About a couple of months ago, an acquaintance of mine killed herself. I didn’t know her well, but we often talked about our similar struggles. We would vent about how our life before kids was easier and how we thrived. We would share stories of battling depression and other forms of mental aggravations. We would share our stories of joy and how we conquer our demons.
But then her demons got her….
Because of social media, I have been seeing conversations with this woman pop up. We are chatty and silly and she seemed so far from darkness. I just don’t know how to handle the fact that a year later, she is gone. Every time I see this, I cry. Not just for her, but because I see myself in her. I’m relatively stable and have a huge support system, but these demons seem so apparent in my isolating life as a stay at home mom. Sitting. Waiting. They came for her and she couldn’t fight them off anymore. What happens when we can’t fight ours?
I used to think suicide was something that you did. We had a family friend that died many years ago from this affliction and I just thought it was selfish of him. “How could he do that to his family,” I would say, before I really knew better. You don’t DO anything. It comes for you, sneaky and slow, always around the corner.
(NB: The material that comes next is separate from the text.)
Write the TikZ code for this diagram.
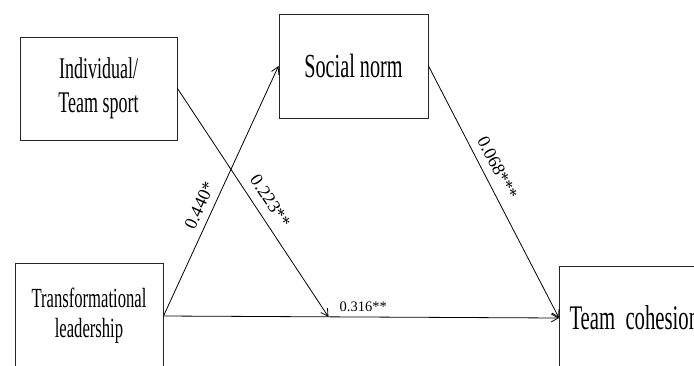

I’m sure this is probably terrifying for my friends and family to read, but it NEEDS to be said. Living in a constant state of healing yourself means damage is always happening to you. I have been struggling with mental health disorders since my first child came into my life. I could have never seen this coming and might have even given my life circumstances a second thought. I wanted to be home with them for years and years, but I can’t survive that so they will have to share me with my own passions and career so that I can thrive again.
I’m choosing to see this darkness in me as an opportunity to be brave and speak up. I KNOW of many people who have fought these demons and survived, but kept quiet until long after they needed support. “Fake it till you make it” is not a thing. The reality is that you fake it until you have a mental breakdown or major health issue. It’s seen as weak to be in this state and that is so far from the truth. Its strength that faces the demons. It’s so, so hard and I cannot do it without the army of support around me, so they must know what they are battling with me. I’ve faced darkness before and prevailed. I do it now and I’m scared, but know deep in my heart that I, we, can prevail again. I’m not asking people to fix me or cushion my life. I think Glennon, from Momastory (a massive inspiration to me), says it perfectly: “I used to say: I’m broken. Fix me. Then I grew up a little and said : WAIT A MINUTE. I’M NOT BROKEN. And now I’m a real grown up so I say: Of course I’m broken. And I love, love, love myself that way. If you’re comfortable with that – come sit with me and we can laugh and cry and be broken and beautiful together. But don’t try to fix me- I didn’t ask for that. I just asked for some good company in which to be human.”
I just want to be human with everyone.
Hopefully this can be an inspiration and we encourage each other to speak up about our demons. They come in many forms from suicidal thoughts to addiction. We should be able to talk about this without feeling weak and unstable. Being in battle with ourselves is more common than we think. Admitting it makes us human. We HAVE to start talking to one another. Once a story comes out, more will follow and soon perhaps we won’t feel so alone in this epic battle of life.